Because the indentation splits an otherwise stable liquid bridge, gravity can’t be the source of the behavior. And given that the Newtonian fluid doesn’t form an indentation, the behavior must be related to an elastic effect. So Shen and her colleagues hunted for an elastic instability that could explain their observations.

Chan noticed that the indentation behavior resembles a flow instability first reported in 1963: edge fracture.2 In that phenomenon—which emerges in various viscoelastic fluids, including toothpaste—shearing above a critical rate induces a sudden indentation, which localizes the shear stress and invades the fluid.

Edge fracture looks similar to what Shen and her group observed, but the phenomenon was previously investigated in a regime where the radius of the fluid was an order of magnitude larger than the height. Could the same behavior occur in their liquid bridge, with its roughly equal radius and height? To verify the connection, the group teamed up with Patrick Anderson and his graduate student Frank van Berlo of Eindhoven University of Technology in the Netherlands to perform calculations complementing the experiment.

In his simulations, van Berlo had to verify that the liquid bridge system possessed properties characteristic of edge fracture. For example, the indentation should have a normal stress tugging its tip toward the center and normal stresses squeezing its upper and lower surfaces, as shown in the inset of figure 2a. Tweaking the right set of inputs to test the relationship between the normal and shear forces and the formation of indentations, van Berlo confirmed edge fracture as the origin of his colleagues’ observations. Their study thus expanded the parameter space of such research.

Edge fracture is typically viewed as a problem in rheological measurements because it makes results harder to interpret. But for clean dispensing, edge fracture is advantageous. “Instead of avoiding the elastic property of the viscoelastic liquid bridge, we amplify it to the extreme where fracture occurs,” says Shen.

The simplicity of the researchers’ twisting technique means it’s feasible in industrial settings.

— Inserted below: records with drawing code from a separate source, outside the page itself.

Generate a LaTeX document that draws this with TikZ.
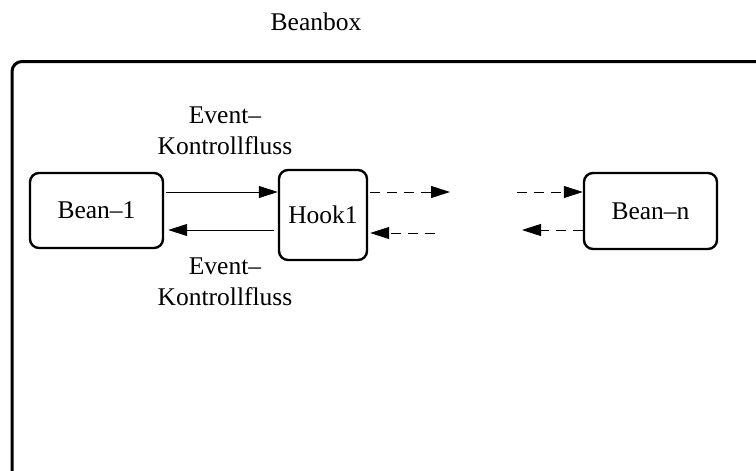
\documentclass[tikz,border=0pt]{standalone}
\usepackage{fontspec}
\setmainfont{Liberation Serif}
\usetikzlibrary{arrows.meta}
\begin{document}
\begin{tikzpicture}[x=1pt, y=-1pt, font=\fontsize{25.5}{31}\selectfont,
      >={Triangle[length=19pt,width=12pt]},
      bean/.style={draw, line width=2.4pt, rounded corners=9pt, inner sep=0pt},
      flow/.style={->, line width=1pt},
      dflow/.style={->, line width=1pt, dash pattern=on 10pt off 7pt}]
    \useasboundingbox (0,0) rectangle (756,471);
    \clip (0,0) rectangle (756,471);
    \node (title) at (316,22) {Beanbox};
    \draw[line width=3pt, rounded corners=10pt] (12,61.5) rectangle (800,520);
    \node[bean, minimum width=133pt, minimum height=75pt] (bean1) at (96.5,210.5) {Bean–1};
    \node[bean, minimum width=88pt, minimum height=90pt] (hook) at (323,215) {Hook1};
    \node[bean, minimum width=133pt, minimum height=76pt] (beann) at (650.5,211) {Bean–n};
    \node[align=center] (lbtop) at (225,131) {Event–\\Kontrollfluss};
    \node[align=center] (lbbot) at (225,282) {Event–\\Kontrollfluss};
    \coordinate (outa) at (450,192);
    \coordinate (ina) at (435,233);
    \coordinate (outb) at (517,192);
    \coordinate (inb) at (522,230);
    \draw[flow] ([xshift=2pt]bean1.east |- 0,192) -- (hook.west |- 0,192);
    \draw[flow] ([xshift=-4pt]hook.west |- 0,230) -- ([xshift=4pt]bean1.east |- 0,230);
    \draw[dflow] ([xshift=2pt]hook.east |- outa) -- (outa);
    \draw[dflow] (ina) -- ([xshift=2pt]hook.east |- ina);
    \draw[dflow] (outb) -- (beann.west |- outb);
    \draw[dflow] (beann.west |- inb) -- (inb);
  \end{tikzpicture}
\end{document}
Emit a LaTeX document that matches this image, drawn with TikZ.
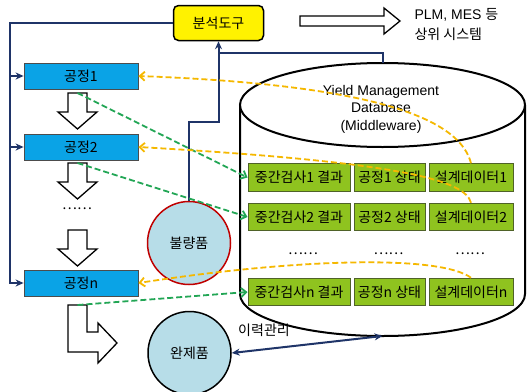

One potential application is food engineering: The rotating nozzle could neatly apply jam to sugar cookies on a conveyer belt, for example.

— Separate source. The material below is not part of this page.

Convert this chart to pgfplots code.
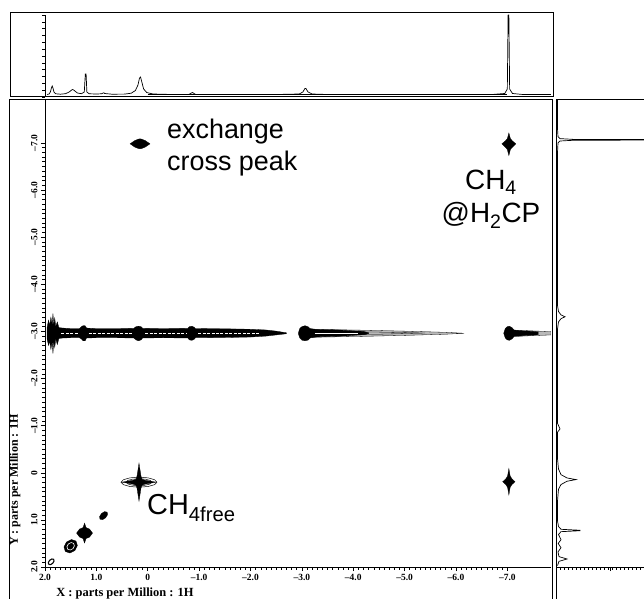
\documentclass[border=0pt]{standalone}
\usepackage{fontspec}
\setmainfont{Liberation Sans}
\newfontfamily\tmsb{Liberation Serif}[Ligatures=TeX]
\usepackage{pgfplots}
\pgfplotsset{compat=1.18}
\begin{document}
\begin{tikzpicture}
\useasboundingbox (0bp,0bp) rectangle (644bp,599bp);
% ---------- main 2D spectrum ----------
\begin{axis}[
  at={(45bp,32bp)}, anchor=south west,
  scale only axis, width=506bp, height=467bp,
  x dir=reverse, y dir=reverse,
  xmin=-7.85, xmax=2.0, ymin=-7.91, ymax=2.0,
  axis lines*=left,
  axis line style={line width=0.8pt},
  xtick={-7,-6,-5,-4,-3,-2,-1,0,1,2},
  xticklabels={–7.0,–6.0,–5.0,–4.0,–3.0,–2.0,–1.0,0,1.0,2.0},
  ytick={-7,-6,-5,-4,-3,-2,-1,0,1,2},
  yticklabels={–7.0,–6.0,–5.0,–4.0,–3.0,–2.0,–1.0,0,1.0,2.0},
  minor tick num=9,
  tick align=outside,
  major tick length=4bp, minor tick length=2.5bp,
  tick style={black, line width=0.5pt},
  ticklabel style={font=\tmsb\bfseries\fontsize{9.5}{9.5}\selectfont},
  yticklabel style={rotate=90, anchor=south},
  clip=true,
]
% ridge (t1 streak) gray tails
\addplot[fill=gray!55, draw=black, line width=0.3pt] coordinates {(-3.2,-3.045)(-4.2,-3.025)(-5.0,-3.005)(-5.8,-2.98)(-6.16,-2.96)(-5.8,-2.94)(-5.0,-2.915)(-4.2,-2.895)(-3.2,-2.875)(-3.2,-3.045)};
\addplot[black, line width=0.3pt] coordinates {(-3.3,-3.0)(-4.5,-2.985)(-5.4,-2.965)(-4.5,-2.94)(-3.3,-2.925)};
\addplot[fill=gray!55, draw=black, line width=0.3pt] coordinates {(-7.2,-3.025)(-7.5,-3.01)(-7.85,-2.995)(-7.85,-2.925)(-7.5,-2.91)(-7.2,-2.895)(-7.2,-3.025)};
% ridge section 1
\addplot[fill=black, draw=black, line width=0.3pt] coordinates {
(1.96,-3.08)(1.93,-3.24)(1.91,-3.12)(1.885,-3.30)(1.86,-3.14)(1.845,-3.38)(1.83,-3.12)(1.81,-3.28)(1.79,-3.10)(1.76,-3.20)(1.73,-3.08)(1.65,-3.07)(1.5,-3.06)(1.33,-3.06)(1.29,-3.10)(1.26,-3.12)(1.22,-3.12)(1.19,-3.07)(1.0,-3.06)(0.6,-3.06)(0.27,-3.065)(0.23,-3.10)(0.18,-3.11)(0.13,-3.10)(0.10,-3.065)(-0.3,-3.06)(-0.78,-3.065)(-0.81,-3.10)(-0.86,-3.11)(-0.90,-3.09)(-0.93,-3.06)(-1.5,-3.055)(-2.0,-3.045)(-2.3,-3.03)(-2.5,-3.005)(-2.7,-2.97)
(-2.7,-2.95)(-2.5,-2.925)(-2.3,-2.90)(-2.0,-2.88)(-1.5,-2.87)(-0.93,-2.865)(-0.90,-2.83)(-0.86,-2.81)(-0.81,-2.82)(-0.78,-2.86)(-0.3,-2.865)(0.10,-2.86)(0.13,-2.82)(0.18,-2.80)(0.23,-2.82)(0.27,-2.86)(0.6,-2.865)(1.0,-2.865)(1.19,-2.86)(1.22,-2.80)(1.26,-2.80)(1.29,-2.84)(1.33,-2.865)(1.5,-2.865)(1.65,-2.86)(1.73,-2.85)(1.76,-2.72)(1.79,-2.84)(1.81,-2.66)(1.83,-2.80)(1.845,-2.53)(1.86,-2.78)(1.885,-2.62)(1.91,-2.80)(1.93,-2.70)(1.96,-2.84)(1.96,-3.08)};
% ridge section 2
\addplot[fill=black, draw=black, line width=0.3pt] coordinates {
(-2.93,-2.96)(-2.96,-3.06)(-3.0,-3.10)(-3.06,-3.12)(-3.12,-3.10)(-3.16,-3.06)(-3.3,-3.04)(-3.7,-3.03)(-4.2,-3.0)(-4.3,-2.97)
(-4.3,-2.955)(-4.2,-2.93)(-3.7,-2.895)(-3.3,-2.885)(-3.16,-2.86)(-3.12,-2.815)(-3.06,-2.80)(-3.0,-2.815)(-2.96,-2.86)(-2.93,-2.96)};
% ridge section 3
\addplot[fill=black, draw=black, line width=0.3pt] coordinates {
(-6.93,-2.96)(-6.96,-3.06)(-7.0,-3.10)(-7.04,-3.11)(-7.09,-3.08)(-7.13,-3.03)(-7.3,-3.01)(-7.5,-3.0)(-7.6,-2.99)
(-7.6,-2.93)(-7.5,-2.92)(-7.3,-2.91)(-7.13,-2.89)(-7.09,-2.84)(-7.04,-2.81)(-7.0,-2.82)(-6.96,-2.86)(-6.93,-2.96)};
% white contour gaps inside the ridge
\addplot[white, line width=0.5pt, dash pattern=on 3pt off 1.5pt] coordinates {(1.68,-2.96)(1.36,-2.96)};
\addplot[white, line width=0.5pt, dash pattern=on 3pt off 1.5pt] coordinates {(1.15,-2.96)(0.30,-2.96)};
\addplot[white, line width=0.5pt, dash pattern=on 3pt off 1.5pt] coordinates {(0.05,-2.96)(-0.74,-2.96)};
\addplot[white, line width=0.5pt, dash pattern=on 3pt off 1.5pt] coordinates {(-0.98,-2.96)(-2.2,-2.96)};
\addplot[white, line width=0.4pt] coordinates {(-3.25,-2.96)(-4.1,-2.96)};
% CH4 free diagonal peak (star)
\addplot[draw=black, line width=0.5pt] coordinates {(-0.18,0.20)(-0.133,0.253)(-0.005,0.292)(0.17,0.306)(0.345,0.292)(0.473,0.253)(0.52,0.20)(0.473,0.147)(0.345,0.108)(0.17,0.094)(-0.005,0.108)(-0.133,0.147)(-0.18,0.20)};
\addplot[draw=black, line width=0.5pt] coordinates {(-0.082,0.20)(-0.048,0.237)(0.044,0.264)(0.17,0.274)(0.296,0.264)(0.388,0.237)(0.422,0.20)(0.388,0.163)(0.296,0.136)(0.17,0.126)(0.044,0.136)(-0.048,0.163)(-0.082,0.20)};
\addplot[fill=black, draw=black, line width=0.3pt] coordinates {(-0.16,0.20)(0.054,0.242)(0.112,0.263)(0.131,0.327)(0.17,0.60)(0.209,0.327)(0.228,0.263)(0.286,0.242)(0.50,0.20)(0.286,0.158)(0.228,0.137)(0.209,0.073)(0.17,-0.20)(0.131,0.073)(0.112,0.137)(0.054,0.158)(-0.16,0.20)};
% exchange cross peak (0.15,-6.98)
\addplot[fill=black, draw=black, line width=0.3pt] coordinates {(-0.044,-6.98)(0.05,-7.05)(0.12,-7.08)(0.15,-7.086)(0.18,-7.08)(0.25,-7.05)(0.344,-6.98)(0.25,-6.91)(0.18,-6.88)(0.15,-6.874)(0.12,-6.88)(0.05,-6.91)(-0.044,-6.98)};
% CH4@H2CP diagonal peak
\addplot[fill=black, draw=black, line width=0.3pt] coordinates {(-7.166,-6.98)(-7.10,-7.04)(-7.06,-7.09)(-7.03,-7.21)(-7.00,-7.09)(-6.96,-7.04)(-6.894,-6.98)(-6.96,-6.91)(-7.00,-6.86)(-7.03,-6.73)(-7.06,-6.86)(-7.10,-6.91)(-7.166,-6.98)};
% cross peak (-7.03, 0.19)
\addplot[fill=black, draw=black, line width=0.3pt] coordinates {(-7.15,0.19)(-7.09,0.13)(-7.055,0.07)(-7.03,-0.09)(-7.005,0.07)(-6.97,0.13)(-6.91,0.19)(-6.97,0.25)(-7.005,0.31)(-7.03,0.47)(-7.055,0.31)(-7.09,0.25)(-7.15,0.19)};
% small diagonal peaks
\addplot[fill=black, draw=black, line width=0.3pt] coordinates {(0.929,0.985)(0.879,0.995)(0.819,0.955)(0.782,0.889)(0.791,0.835)(0.841,0.825)(0.901,0.865)(0.938,0.931)(0.929,0.985)};
\addplot[fill=black, draw=black, line width=0.3pt] coordinates {(1.075,1.28)(1.133,1.195)(1.201,1.164)(1.23,1.069)(1.259,1.164)(1.327,1.195)(1.385,1.28)(1.327,1.365)(1.259,1.396)(1.23,1.491)(1.201,1.396)(1.133,1.365)(1.075,1.28)};
\addplot[fill=black, draw=black, line width=0.3pt] coordinates {(1.603,1.672)(1.515,1.703)(1.418,1.65)(1.369,1.544)(1.397,1.448)(1.485,1.417)(1.582,1.47)(1.631,1.576)(1.603,1.672)};
\addplot[white, line width=0.6pt] coordinates {(1.557,1.622)(1.508,1.639)(1.455,1.61)(1.428,1.551)(1.443,1.498)(1.492,1.481)(1.545,1.51)(1.572,1.569)(1.557,1.622)};
\addplot[black, line width=1.1pt] coordinates {(1.928,1.943)(1.893,1.95)(1.851,1.922)(1.825,1.875)(1.832,1.837)(1.867,1.83)(1.909,1.858)(1.935,1.905)(1.928,1.943)};
\end{axis}
% ---------- top 1D spectrum ----------
\begin{axis}[
  at={(45bp,502bp)}, anchor=south west,
  scale only axis, width=506bp, height=84bp,
  x dir=reverse, xmin=-7.85, xmax=2.0, ymin=-2, ymax=82,
  hide axis, clip=true,
]
\addplot[black, line width=1.4pt] coordinates {(0.0,0.6)(-7.0,0.6)};
\addplot[black, line width=0.7pt] coordinates {
(1.96,0.5)(1.92,1)(1.895,3)(1.875,7)(1.86,9)(1.845,7)(1.825,3)(1.79,1.2)(1.70,0.8)(1.60,1.3)(1.53,3)(1.48,5)(1.46,5.5)(1.43,4.5)(1.37,2)(1.29,1.3)(1.235,3)(1.215,21)(1.20,21)(1.185,3)(1.14,1.2)(1.0,1)(0.9,1.2)(0.87,2)(0.855,2.2)(0.84,1.5)(0.7,0.8)(0.45,0.9)(0.32,1.8)(0.24,4.5)(0.19,10)(0.16,17)(0.14,18)(0.12,14)(0.08,6)(0.02,2.5)(-0.1,1)(-0.4,0.6)(-0.8,0.6)(-0.87,2.5)(-0.93,0.6)(-1.5,0.5)(-2.5,0.5)(-2.95,1)(-3.02,3)(-3.06,6.5)(-3.08,6.5)(-3.12,3)(-3.2,1)(-3.5,0.5)(-5,0.5)(-6.7,0.5)(-6.95,1.5)(-7.0,6)(-7.015,80)(-7.03,80)(-7.045,6)(-7.1,1.5)(-7.3,0.5)(-7.85,0.4)};
\end{axis}
% tick line of the top panel
\begin{axis}[
  at={(45bp,502bp)}, anchor=south west,
  scale only axis, width=1bp, height=82bp,
  xmin=0, xmax=1, ymin=0, ymax=12,
  axis y line*=left, axis x line=none,
  axis line style={line width=0.8pt},
  ytick={0,1,...,12}, yticklabels={}, xtick=\empty,
  tick align=outside, major tick length=2.5bp,
  tick style={black, line width=0.5pt},
]
\end{axis}
% ---------- right 1D projection ----------
\begin{axis}[
  at={(556bp,32bp)}, anchor=south west,
  scale only axis, width=88bp, height=467bp,
  y dir=reverse, xmin=-1, xmax=87, ymin=-7.91, ymax=2.0,
  axis x line*=bottom, axis y line=none,
  axis line style={line width=0.8pt},
  xtick={53}, xticklabels={}, minor xtick={3,7,...,87}, ytick=\empty,
  tick align=outside, major tick length=4bp, minor tick length=2.5bp,
  tick style={black, line width=0.5pt},
  clip=true,
]
\addplot[black, line width=0.7pt] coordinates {
(0.5,-7.91)(0.5,-7.3)(1,-7.13)(3,-7.09)(16,-7.075)(95,-7.07)(95,-7.06)(16,-7.055)(3,-7.04)(1,-7.0)(0.5,-6.8)(0.5,-3.55)(1.5,-3.42)(4,-3.35)(8,-3.31)(4,-3.27)(1.5,-3.2)(0.5,-3.05)(0.5,-1.05)(3,-0.93)(0.5,-0.86)(0.5,-0.3)(1.5,-0.08)(4,0.04)(10,0.11)(19,0.145)(10,0.18)(4,0.25)(1.5,0.35)(0.5,0.6)(0.5,1.02)(1.5,1.14)(4,1.2)(23,1.22)(23,1.23)(4,1.25)(1.5,1.31)(4,1.42)(1.2,1.50)(4,1.59)(1,1.68)(2,1.78)(10,1.83)(2,1.88)(0.5,1.97)};
\end{axis}
% ---------- frames ----------
\draw[line width=1pt] (10bp,502bp) rectangle (553bp,586bp);
\draw[line width=1pt] (9bp,-5bp) -- (9bp,499bp) -- (552bp,499bp) -- (552bp,-5bp);
\draw[line width=1pt] (556bp,-5bp) -- (556bp,499bp) -- (650bp,499bp);
% ---------- labels ----------
\node[rotate=90, font=\tmsb\bfseries\fontsize{12}{12}\selectfont] at (15bp,119bp) {Y : parts per Million : 1H};
\node[font=\tmsb\bfseries\fontsize{12.5}{12.5}\selectfont] at (125bp,5bp) {X : parts per Million : 1H};
\node[anchor=base west, inner sep=0pt, font=\fontsize{27}{32}\selectfont] at (167bp,460bp) {exchange};
\node[anchor=base west, inner sep=0pt, font=\fontsize{27}{32}\selectfont] at (167bp,428bp) {cross peak};
\node[anchor=base, inner sep=0pt, font=\fontsize{28}{32}\selectfont] at (491bp,409bp) {CH\textsubscript{4}};
\node[anchor=base, inner sep=0pt, font=\fontsize{28}{32}\selectfont] at (491bp,376bp) {@H\textsubscript{2}CP};
\node[anchor=base west, inner sep=0pt, font=\fontsize{29}{32}\selectfont] at (147bp,84bp) {CH\textsubscript{4free}};
\end{tikzpicture}
\end{document}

But some fundamental questions remain. Although researchers now know the mechanism behind the breakup, it isn’t clear why the radius decays according to a power law when rotated. Shen and her collaborators plan to partner with a theorist to further explore the issue and to derive an analytical equation for the decay. Such an equation may provide a route to novel methods for measuring rheological properties of viscoelastic fluids, such as shear-induced normal stresses, that have been difficult to probe by traditional methods.